Fragmentados é daqueles livros que você começa a ler sem maiores pretensões: “ah, mais uma distopia, deve ser legal…”, mas, de repente se vê imerso em uma história repleta de reflexões políticas, sociais e éticas e tudo isso em uma história com um ritmo frenético, personagens interessantes e uma trama que te fisga desde o início.
Na Terra futura imaginada por Shusterman, houve uma Segunda Guerra Civil conhecida como “Guerra de Heartland”. Foi um conflito longo e sangrento entre os grupos “Pró-Vida” e “Pró-Escolha” – é, se você logo lembrou das discussões recentes sobre aborto e a ingerência da bancada religiosa na vida de toda a sociedade, você não está muito longe do cerne utilizado por Shusterman para criar a sua história. A diferença, é que no mundo imaginado por Shusterman, a “Lei da Vida” foi criada para satisfazer ambos os grupos e assim acabar com a guerra. E é aqui que Shusterman escancara o quão longe podemos ir em prol dos próprios interesses, ainda que as perspectivas não sejam nenhum um pouco razoáveis. Isso porque, a Lei da Vida declara que a vida humana é intocável desde o momento da concepção até que a criança complete 13 anos. Dos 13 aos 18 anos, os adolescentes podem ser “abortados” retroativamente, basta um dos pais ou o responsável por ela assim o determinar. A única condição é que a vida desses jovens “tecnicamente” (por pura e simples determinação da lei) não tenha fim. Assim, eles são encaminhados para campos de colheita, onde serão fragmentados e então, “viverão” aos pedaços nas vidas de outras pessoas. Nenhum pedaço é desperdiçado e a prática é extremamente comum e aceita pela sociedade.
Connor Lassiter, um garoto de 16 anos que durante muito tempo vestiu a carapuça de garoto rebelde para mascarar a falta de um relacionamento mais afetuoso com os pais, acaba de descobrir que sua família decidiu selar o seu destino. Ele agora é um fragmentário.
Risa Ward, 15 anos, vivia sob a tutela do Estado, que para cortar gastos decide que ela será uma das adolescentes da cota destinada à fragmentação.
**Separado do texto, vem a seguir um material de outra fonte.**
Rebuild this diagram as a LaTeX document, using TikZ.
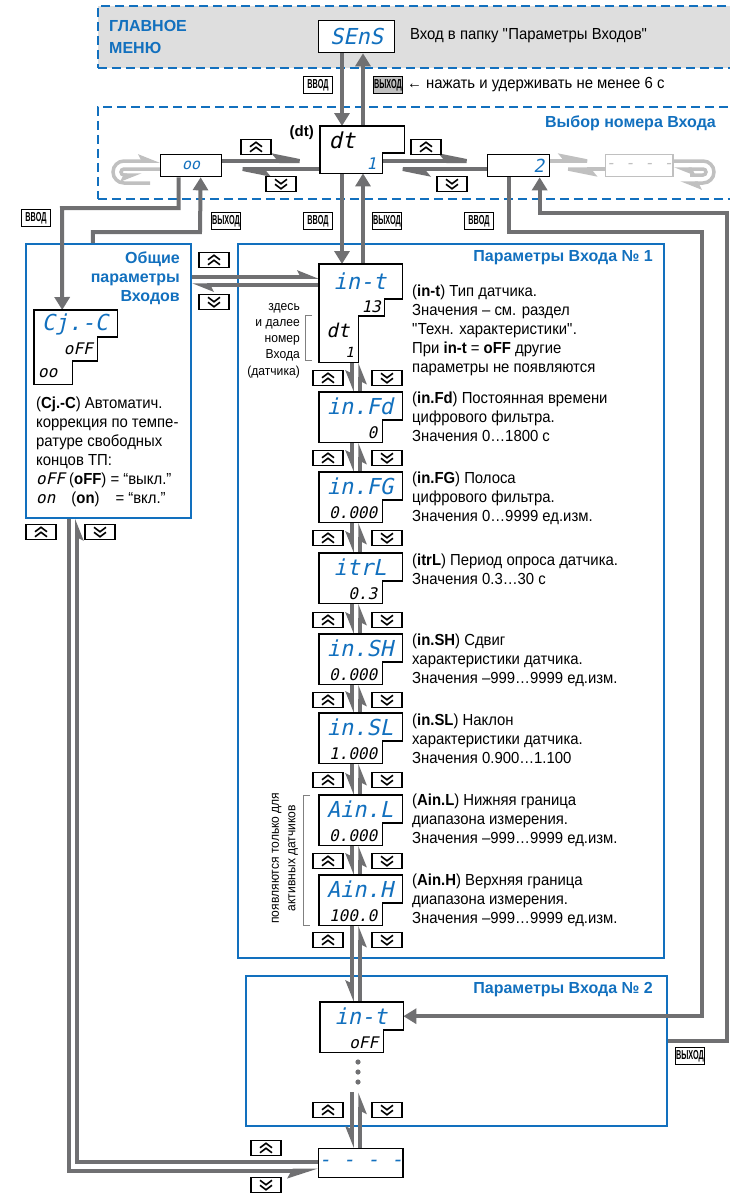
\documentclass[tikz,border=0pt]{standalone}
\usepackage{fontspec}
\setmainfont{Liberation Sans}[FakeStretch=0.93]
\newfontfamily\titlefont{Liberation Sans}
\newfontfamily\keyfont{Liberation Sans}[FakeStretch=0.56]
\newfontfamily\segfont{DejaVu Sans Mono}[FakeSlant=0.22]
\usetikzlibrary{arrows.meta,calc,positioning}

\definecolor{owenblue}{RGB}{18,112,190}
\definecolor{linegray}{RGB}{112,112,114}
\definecolor{loopgray}{RGB}{192,192,192}
\definecolor{menugray}{RGB}{222,222,222}

\pgfdeclarelayer{back}
\pgfdeclarelayer{conn}
\pgfsetlayers{back,conn,main}

\tikzset{
  barbL/.tip={Stealth[harpoon,length=17pt,width=13pt,inset=3pt]},
  barbR/.tip={Stealth[harpoon,swap,length=17pt,width=13pt,inset=3pt]},
  longbarb/.tip={Stealth[harpoon,length=38pt,width=15pt,inset=6pt]},
  longbarbR/.tip={Stealth[harpoon,swap,length=24pt,width=15pt,inset=4pt]},
  fullhead/.tip={Triangle[length=13pt,width=15pt]},
}

% double chevrons on the arrow keys
\newcommand\chevup{\tikz[x=1pt,y=1pt,line width=1.6pt]{\draw (0,0)--(6,4.5)--(12,0) (0,5)--(6,9.5)--(12,5);}}
\newcommand\chevdn{\tikz[x=1pt,y=1pt,line width=1.6pt]{\draw (0,9.5)--(6,5)--(12,9.5) (0,4.5)--(6,0)--(12,4.5);}}

% two-row display: name, x, y, upper text, lower text
\newcommand\paramdisp[5]{%
  \node[anchor=north west,minimum width=83pt,minimum height=50pt] (#1) at (#2,#3) {};
  \draw[dispedge] (#1.north west) -- (#1.north east) -- ++(0,28) -- ++(-20,0) |- (#1.south west) -- cycle;
  \node[segtop] (#1-a) at ($(#1.north west)+(41,14)$) {#4};
  \node[segbot,anchor=east] (#1-b) at ($(#1.south east)+(-25,-10)$) {#5};
}
\newcommand\keypair[2]{%
  \node[key] (#1u) at (328,#2) {\chevup};
  \node[key] (#1d) at (387,#2) {\chevdn};
}

\begin{document}
\begin{tikzpicture}[x=1pt,y=-1pt,
  every node/.style={inner sep=0pt,font=\fontsize{16}{19}\selectfont},
  gline/.style={draw=linegray,line width=4pt},
  lgline/.style={draw=loopgray,line width=3.5pt},
  blueframe/.style={draw=owenblue,line width=1.8pt},
  dashframe/.style={draw=owenblue,line width=1.8pt,dash pattern=on 9pt off 5pt},
  title/.style={text=owenblue,font=\fontsize{16}{19}\titlefont\bfseries},
  dispedge/.style={draw=black,line width=1.3pt,fill=white},
  dispbox/.style={dispedge,anchor=north west},
  segtop/.style={text=owenblue,font=\fontsize{22}{22}\segfont},
  segbot/.style={text=black,font=\fontsize{16}{16}\segfont},
  key/.style={draw=black,line width=1.2pt,fill=white,minimum width=30pt,minimum height=15pt},
  wkey/.style={key,minimum width=29pt,minimum height=17pt,font=\fontsize{13}{13}\keyfont\bfseries},
  desc/.style={anchor=north west,align=left},
  bracket/.style={draw=gray,line width=0.8pt},
]
\useasboundingbox (0,0) rectangle (729,1195);
\coordinate (cl) at (352,0);
\coordinate (cr) at (360,0);
\coordinate (ca) at (342,0);
\coordinate (cb) at (363,0);
\coordinate (ra) at (0,161);
\coordinate (rb) at (0,169);
\coordinate (rc) at (0,277);
\coordinate (rd) at (0,285);

% frames
\begin{pgfonlayer}{back}
  \node[dashframe,fill=menugray,anchor=north west,minimum width=640pt,minimum height=62pt] (menu) at (97,5) {};
  \node[dashframe,anchor=north west,minimum width=640pt,minimum height=92pt] (sel) at (97,106) {};
  \node[blueframe,anchor=north west,minimum width=165pt,minimum height=274pt] (gen) at (25,243) {};
  \node[blueframe,anchor=north west,minimum width=426pt,minimum height=714pt] (Pone) at (237,243) {};
  \node[blueframe,anchor=north west,minimum width=421pt,minimum height=150pt] (Ptwo) at (245,975) {};
\end{pgfonlayer}

\node[title,anchor=north west,align=left,font=\fontsize{16}{22}\titlefont\bfseries] (menut) at (109,20) {ГЛАВНОЕ\\МЕНЮ};
\node[title,anchor=east] (selt) at (716,123) {Выбор номера Входа};
\node[title,anchor=north east,align=right] (gent) at (180,252) {Общие\\параметры\\Входов};
\node[title,anchor=east] (Ponet) at (653,258) {Параметры Входа № 1};
\node[title,anchor=east] (Ptwot) at (653,990) {Параметры Входа № 2};

% displays
\node[dispbox,minimum width=76pt,minimum height=32pt,segtop] (sens) at (318,20) {SEnS};
\node[anchor=west] (sensd) at (410,36) {Вход в папку \textquotedbl Параметры Входов\textquotedbl};

\node[anchor=north west,minimum width=84pt,minimum height=47pt] (dt) at (320,126) {};
\draw[dispedge] (dt.north west) -- (dt.north east) -- ++(0,27) -- ++(-22,0) |- (dt.south west) -- cycle;
\node[segtop,text=black] (dt-a) at ($(dt.north west)+(22,14)$) {dt};
\node[segbot,text=owenblue,anchor=east] (dt-b) at ($(dt.south east)+(-28,-10)$) {1};
\coordinate (dtr) at ($(dt.south east)+(-22,0)$);
\node[anchor=east,font=\fontsize{15}{15}\titlefont\bfseries] (dtl) at (314,133) {(dt)};

\node[dispbox,minimum width=61pt,minimum height=22pt,text=owenblue,font=\fontsize{15}{15}\segfont] (noo) at (160,154) {oo};
\node[dispbox,minimum width=62pt,minimum height=22pt] (ntwo) at (487,154) {};
\node[anchor=east,text=owenblue,font=\fontsize{18}{18}\segfont] (ntwo-a) at ($(ntwo.east)+(-6,0)$) {2};
\node[dispbox,draw=loopgray,minimum width=61pt,minimum height=22pt,text=loopgray,font=\fontsize{16}{16}\segfont] (nmore) at (605,154) {- - - -};

\node[anchor=north west,minimum width=83pt,minimum height=74pt] (cjc) at (34,310) {};
\draw[dispedge] (cjc.north west) -- (cjc.north east) -- ++(0,27) -- ++(-20,0) -- ++(0,24) -- ++(-25,0) |- (cjc.south west) -- cycle;
\node[segtop] (cjc-a) at (75,324) {Cj.-C};
\node[segbot,anchor=east] (cjc-b) at (93,349) {oFF};
\node[segbot,anchor=west] (cjc-c) at (38,373) {oo};

\node[anchor=north west,minimum width=83pt,minimum height=98pt] (inT) at (319,264) {};
\draw[dispedge] (inT.north west) -- (inT.north east) -- ++(0,35) -- ++(-18,0) -- ++(0,17) -- ++(-26,0) |- (inT.south west) -- cycle;
\node[segtop] (inT-a) at ($(inT.north west)+(41,17)$) {in-t};
\node[segbot,anchor=east] (inT-b) at (381,307) {13};
\node[segtop,text=black,font=\fontsize{19}{19}\segfont] (inT-c) at (338,330) {dt};
\node[segbot,anchor=east,font=\fontsize{14}{14}\segfont] (inT-d) at (354,352) {1};

\paramdisp{inFd}{319}{392}{in.Fd}{0}
\paramdisp{inFG}{319}{472}{in.FG}{0.000}
\paramdisp{itrL}{319}{553}{itrL}{0.3}
\paramdisp{inSH}{319}{634}{in.SH}{0.000}
\paramdisp{inSL}{319}{713}{in.SL}{1.000}
\paramdisp{AinL}{319}{795}{Ain.L}{0.000}
\paramdisp{AinH}{319}{875}{Ain.H}{100.0}
\paramdisp{inTb}{320}{1002}{in-t}{oFF}

\node[minimum width=6pt,minimum height=40pt] (dots) at (358,1072) {};
\foreach \d in {1062,1072,1082} \fill[linegray] (358,\d) circle (2.6pt);

\node[dispbox,minimum width=83pt,minimum height=29pt,text=owenblue,font=\fontsize{20}{20}\segfont] (nend) at (318,1148) {- - - -};

% texts
\node[desc] (dInt) at (412,285) {(\textbf{in-t}) Тип датчика.\\Значения – см. раздел\\\textquotedbl Техн. характеристики\textquotedbl.\\При \textbf{in-t} = \textbf{oFF} другие\\параметры не появляются};
\node[desc] (dFd) at (412,392) {(\textbf{in.Fd}) Постоянная времени\\цифрового фильтра.\\Значения 0…1800 с};
\node[desc] (dFG) at (412,472) {(\textbf{in.FG}) Полоса\\цифрового фильтра.\\Значения 0…9999 ед.изм.};
\node[desc] (dtrL) at (412,554) {(\textbf{itrL}) Период опроса датчика.\\Значения 0.3…30 с};
\node[desc] (dSH) at (412,634) {(\textbf{in.SH}) Сдвиг\\характеристики датчика.\\Значения –999…9999 ед.изм.};
\node[desc] (dSL) at (412,714) {(\textbf{in.SL}) Наклон\\характеристики датчика.\\Значения 0.900…1.100};
\node[desc] (dAL) at (412,794) {(\textbf{Ain.L}) Нижняя граница\\диапазона измерения.\\Значения –999…9999 ед.изм.};
\node[desc] (dAH) at (412,874) {(\textbf{Ain.H}) Верхняя граница\\диапазона измерения.\\Значения –999…9999 ед.изм.};
\node[desc] (dcjc) at (36,397) {(\textbf{Cj.-C}) Автоматич.\\коррекция по темпе-\\ратуре свободных\\концов ТП:\\{\segfont oFF} (\textbf{oFF}) = “выкл.”\\{\segfont on}\quad(\textbf{on})\quad= “вкл.”};

\node[anchor=north east,align=right,font=\fontsize{13}{16.2}\selectfont] (numnote) at (300,303) {здесь\\и далее\\номер\\Входа\\(датчика)};
\draw[bracket] (312,315) -| (305,360) -- (312,360);
\node[rotate=90,align=center,font=\fontsize{13}{16.5}\selectfont] (actnote) at (285,858) {появляются только для\\активных датчиков};
\draw[bracket] (310,795) -| (303,925) -- (310,925);

% keys
\node[wkey] (kin0) at (318,85) {ВВОД};
\node[wkey,fill=loopgray] (kout0) at (388,85) {ВЫХОД};
\node[anchor=west] (holdd) at (407,85) {← нажать и удерживать не менее 6 с};
\node[wkey] (kin1) at (36,218) {ВВОД};
\node[wkey] (kout1) at (226,221) {ВЫХОД};
\node[wkey] (kin2) at (318,221) {ВВОД};
\node[wkey] (kout2) at (387,221) {ВЫХОД};
\node[wkey] (kin3) at (479,221) {ВВОД};
\node[wkey] (kout3) at (690,1056) {ВЫХОД};

\node[key] (upA) at (256,147) {\chevup};
\node[key] (dnA) at (281,184) {\chevdn};
\node[key] (upB) at (426,147) {\chevup};
\node[key] (dnB) at (452,184) {\chevdn};
\node[key] (genu) at (214,260) {\chevup};
\node[key] (gend) at (214,302) {\chevdn};
\node[key] (genbu) at (41,532) {\chevup};
\node[key] (genbd) at (100,532) {\chevdn};
\node[key] (endu) at (266,1148) {\chevup};
\node[key] (endd) at (266,1185) {\chevdn};
\keypair{k1}{378}
\keypair{k2}{458}
\keypair{k3}{538}
\keypair{k4}{620}
\keypair{k5}{700}
\keypair{k6}{780}
\keypair{k7}{861}
\keypair{k8}{940}
\keypair{k9}{1110}

% connectors
\begin{pgfonlayer}{conn}
  \draw[gline,-{fullhead}] (sens.south -| ca) -- (dt.north -| ca);
  \draw[gline,-{fullhead}] (dt.north -| cb) -- (sens.south -| cb);
  \draw[gline,-{fullhead}] (dt.south -| ca) -- (inT.north -| ca);
  \draw[gline,-{fullhead}] (inT.north -| cb) -- (dt.south -| cb);

  \draw[gline,-{longbarb}] (noo.east |- ra) -- (dt.west |- ra);
  \draw[gline,-{longbarb}] (dt.west |- rb) -- (noo.east |- rb);
  \draw[gline,-{longbarb}] (dtr |- ra) -- (ntwo.west |- ra);
  \draw[gline,-{longbarb}] (ntwo.west |- rb) -- (dtr |- rb);
  \draw[lgline,-{longbarb}] (ntwo.east |- ra) -- (nmore.west |- ra);
  \draw[lgline,-{longbarb}] (nmore.west |- rb) -- (ntwo.east |- rb);
  \draw[lgline,-{barbL},rounded corners=11pt] (150,183) -- (113,183) -- (113,161) -- (noo.west |- ra);
  \draw[lgline,-{barbR},rounded corners=3pt] (noo.west |- rb) -- (121,169) -- (121,175) -- (142,175);
  \draw[lgline,-{barbL},rounded corners=11pt] (nmore.east |- ra) -- (714,161) -- (714,183) -- (680,183);
  \draw[lgline,-{barbL},rounded corners=3pt] (690,175) -- (706,175) -- (706,169) -- (nmore.east |- rb);

  \draw[gline,-{barbL}] (gen.east |- rc) -- (inT.west |- rc);
  \draw[gline,-{barbL}] (inT.west |- rd) -- (gen.east |- rd);

  \foreach \a/\b in {inT/inFd,inFd/inFG,inFG/itrL,itrL/inSH,inSH/inSL,inSL/AinL,AinL/AinH,AinH/inTb,dots/nend}{
    \draw[gline,-{barbR}] (\a.south -| cl) -- (\b.north -| cl);
    \draw[gline,-{barbR}] (\b.north -| cr) -- (\a.south -| cr);
  }

  \draw[gline,-{fullhead}] ([xshift=-12.5pt]noo.south) |- (62,208) -- ([xshift=-13.5pt]cjc.north);
  \draw[gline,-{fullhead}] ([xshift=-15.5pt]gen.north) |- (200,232) -- ([xshift=9.5pt]noo.south);
  \draw[gline,-{fullhead}] ([xshift=-10pt]ntwo.south) |- (702,232) |- ([yshift=11pt]inTb.east);
  \draw[gline,-{fullhead}] ([yshift=10pt]Ptwo.east) -| (727,213) -| ([xshift=21pt]ntwo.south);
  \draw[gline,-{barbR}] ([yshift=1.5pt]nend.west) -| ([xshift=-31.5pt]gen.south);
  \draw[gline,-{longbarbR}] ([xshift=-39.5pt]gen.south) |- ([yshift=-7.5pt]nend.west);
\end{pgfonlayer}
\end{tikzpicture}
\end{document}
Lev Jedediah tem 13 anos, o caçula de dez irmãos de uma família extremamente religiosa e ligada às aparências. Desde que nasceu, foi criado para ser um dízimo, alguém a ser fragmentado por um “bem maior”.
Três adolescentes que provavelmente não teriam seus caminhos cruzados e que pelo acaso acabam juntos, fugindo pelo direito a ter uma vida. Serão caçados initerruptamente pelo sistema até que completem 18 anos e a jornada até lá será bem longa. É a partir do ponto de vista de cada um deles que a narrativa se desenvolve, mas ocasionalmente, há participações de outros personagens, o que nos fornece um panorama bastante amplo dessa sociedade.
A discussão a respeito do valor da vida permeia toda a história. Nesse mundo novo regido pela Lei da Vida, a vida é o bem mais barato. Crianças são fragmentadas para servirem de peças de reposição, bebês são abandonados nas portas das casas e a responsabilidade recai totalmente sobre quem os achou e nenhuma investigação é feita para descobrir quem os abandonou. O quão mais valiosa é a vida de alguém que foi salvo por causa de um órgão de um fragmentário? É justo matar pessoas, com a desculpa de que elas não irão morrer, mas sim viver em outros, para que esses outros possam viver?
“- Se não houvesse fragmentação, haveria menos cirurgiões e mais médicos. Se não houvesse fragmentação, eles voltariam a tentar curar as doenças em vez de só substituir órgãos ruins pelos de outras pessoas. ” (Página 159)
Em sua história, Shusterman faz questão de escancarar todas as instituições e grupos dessa sociedade. Os Juvis, a força policial responsável por garantir que a Lei da Vida seja cumprida, os grupos rebeldes que operam na clandestinidade tentando salvar o máximo de fragmentários, e até mesmo um campo de colheita em todos os seus sórdidos detalhes nos é apresentado. E alguns desses detalhes são horripilantes.
Fragmentados foi publicado originalmente em 2007. E, apesar de fazer parte de uma tetralogia (o segundo livro só foi publicado em 2012), a trama abordada no primeiro livro, tem começo, meio e fim e pode muito bem ser tratado como uma obra única. O que é muito bom em tempos nos quais séries nem sempre têm todos os seus livros traduzidos e publicados por aqui. Fragmentados por si só, garante uma obra única e bem finalizada, vale a pena conferir.